Well I can not get them to attache directly from my blackberry if anyone wants to see them let me know and I will email the pic to you, and you can post or not.
 
What material are you putting in & if when you say "slow" 'bout how long does it take you to do your 10 lbs. That little cup holds 10 lbs or do you divide it up into small amounts and keep adding to it?

Sorry, for so many questions...I'm not only not the sharpest tack in the box, I'm quite dull & dense.
 
I only put metal items in, pins and metal powder from grinding off fingers. I only am using a .8 amp power supply which is the main reason it is slow. My set up is small about 2 ounces of raw material at a time. I never really paid attention to the time because I am forced to mainly buy my material on ebay so I don't buy very much because it is always price way over content.


I built my set up for 3 dollars it is mainly just a test vehicle that I never up sized because of limited raw material.

Jim
 
calcium hypochlorite preatreatment of ore. web search:

http://www.google.com/search?hl=en&q=+calcium+hypochlorite+has+been+used+as+a+pretreatment+to+ore+in+the+cyanide+processing+of+ore.+&btnG=Google+Search&aq=f&oq=

for information only
 
I have heard of an alternative method for "crap mining" the Amalgamite method. It involves a material "unsure of metals involved", but I thought amalgamwas silver and mercury. Again unsure, have to consult the experts. But essentially you bring the amalgamite to a boil in a regular fry pan on a hot plate in open air " Boards will emit toxins when broken down" , then add the boards or any materials you are refining. The amalgamite absorbs the gold for later dropping, and the crap stays floating on the top for skimming.

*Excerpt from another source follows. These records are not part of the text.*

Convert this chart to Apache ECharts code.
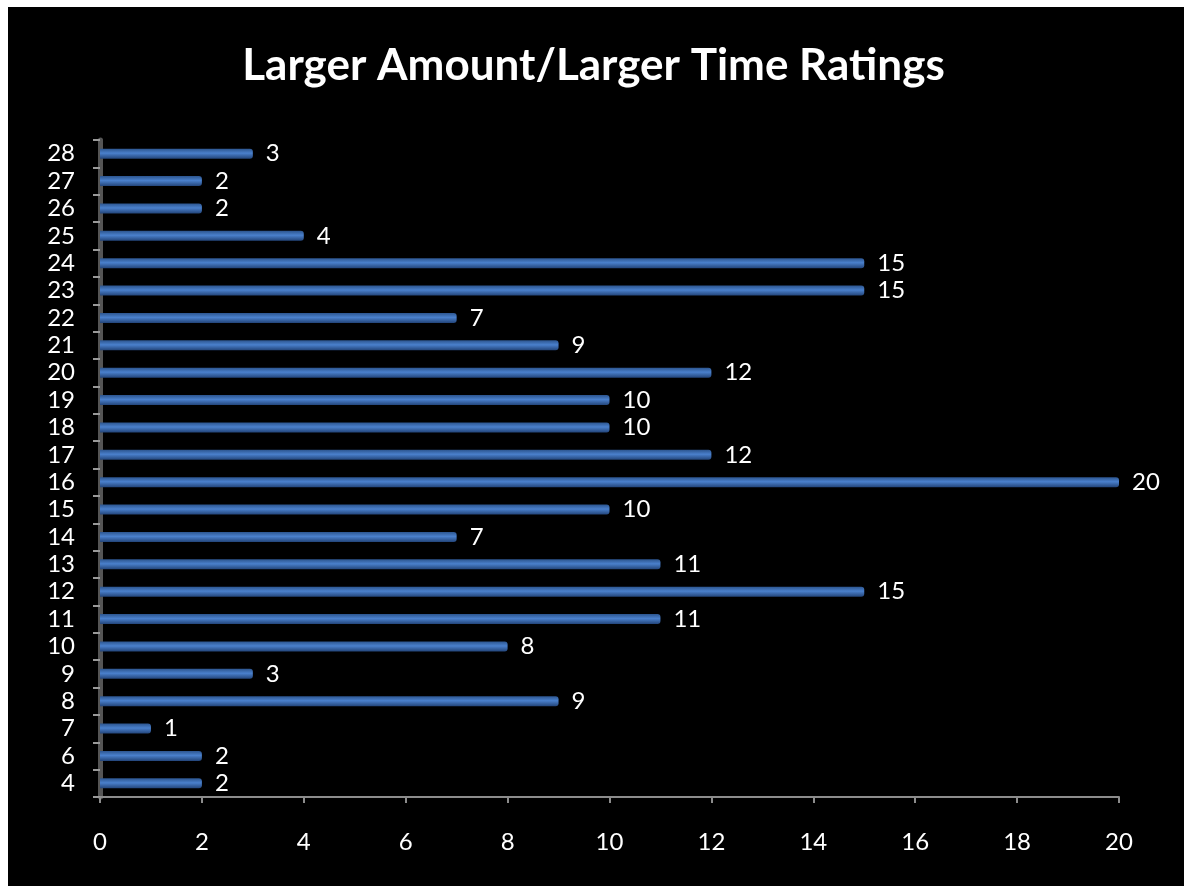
<!DOCTYPE html>
<html>
<head>
<meta charset="utf-8">
<script src="https://cdn.jsdelivr.net/npm/echarts@6/dist/echarts.min.js"></script>
<style>
html,body{margin:0;padding:0;background:#fff;}
#chart{width:1187px;height:890px;}
</style>
</head>
<body>
<div id="chart"></div>
<script>
const categories = ['4','6','7','8','9','10','11','12','13','14','15','16','17','18','19','20','21','22','23','24','25','26','27','28'];
const values = [2,2,1,9,3,8,11,15,11,7,10,20,12,10,10,12,9,7,15,15,4,2,2,3];
const xTicks = [0,2,4,6,8,10,12,14,16,18,20];
const titleText = 'Larger Amount/Larger Time Ratings';

const FONT = 'Lato, "Open Sans", sans-serif';
const chart = echarts.init(document.getElementById('chart'));
chart.setOption({
  backgroundColor: '#ffffff',
  animation: false,
  graphic: [{
    type: 'rect', z: -10, silent: true,
    shape: {x: 8, y: 7, width: 1176, height: 879},
    style: {fill: '#000000'}
  }],
  title: {
    text: titleText,
    left: 'center',
    top: 39,
    textStyle: {color: '#ffffff', fontSize: 44, fontWeight: 'bold', fontFamily: FONT}
  },
  grid: {left: 100, right: 68, top: 140, bottom: 93, containLabel: false},
  xAxis: {
    type: 'value', min: xTicks[0], max: xTicks[xTicks.length-1], interval: 2,
    splitLine: {show: false},
    axisLine: {show: true, lineStyle: {color: '#8c8c8c', width: 2}},
    axisTick: {show: true, length: 6, lineStyle: {color: '#8c8c8c', width: 2}},
    axisLabel: {color: '#ffffff', fontSize: 24, fontFamily: FONT, margin: 33}
  },
  yAxis: {
    type: 'category', data: categories,
    axisLine: {show: true, lineStyle: {color: '#555555', width: 5}},
    axisTick: {show: true, interval: 0, length: 7, lineStyle: {color: '#9a9a9a', width: 2}},
    axisLabel: {interval: 0, color: '#ffffff', fontSize: 24, fontFamily: FONT, margin: 25}
  },
  series: [{
    type: 'bar',
    data: values,
    barWidth: 10,
    itemStyle: {
      color: new echarts.graphic.LinearGradient(0,0,0,1,[
        {offset:0, color:'#2c558f'},
        {offset:0.45, color:'#4a80cc'},
        {offset:1, color:'#23457a'}
      ]),
      borderRadius: [0,3,3,0]
    },
    label: {show: true, position: 'right', distance: 13, color: '#ffffff', fontSize: 24, fontFamily: FONT}
  }]
});
</script>
</body>
</html>
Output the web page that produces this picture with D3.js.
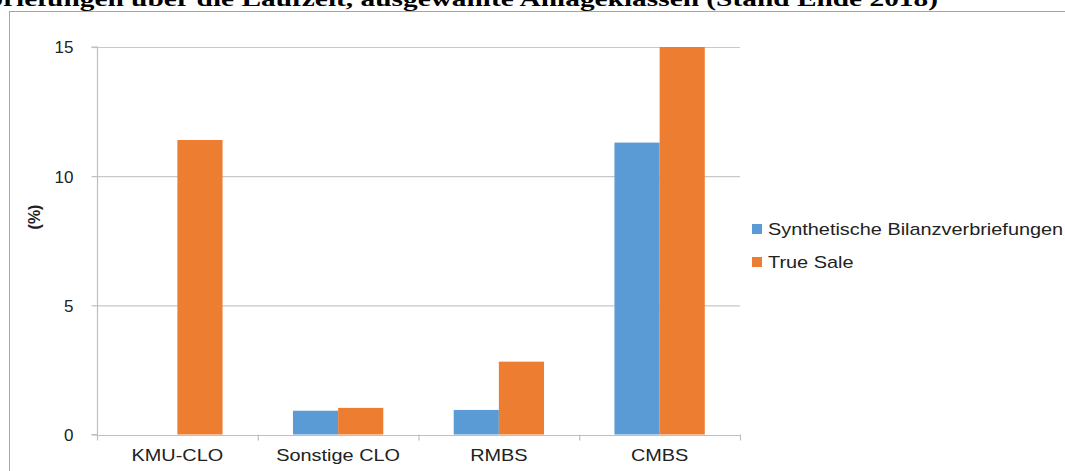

If you are doing mostly pins, probably Lazersteve's reverse plating method with a cell is best for you. Still involves quite a few acids, but the main acid Sulphuric is pretty stable amongst the other fume producing ones like HCL, and nitric.

Good luck, and don't lose hope. There are many many ways to skin a plated pin. LOL

Nick :wink:
 
The "Amalgamite method" has been discussed in another thread...or two.

I don't think you would want to boil it. At least not were anyone could breath the fumes created.

There is even a group forum on ebay.
Randy
 
we have had the amalgamate talk,it is bismuth and i think we found that the "secret"item used to get your bismuth back was ammonia,i'm looking for some bismuth shotgun shot to try this on some low grade stuff,as i refuse to pay 37.50 a pound for bismuth from goldco.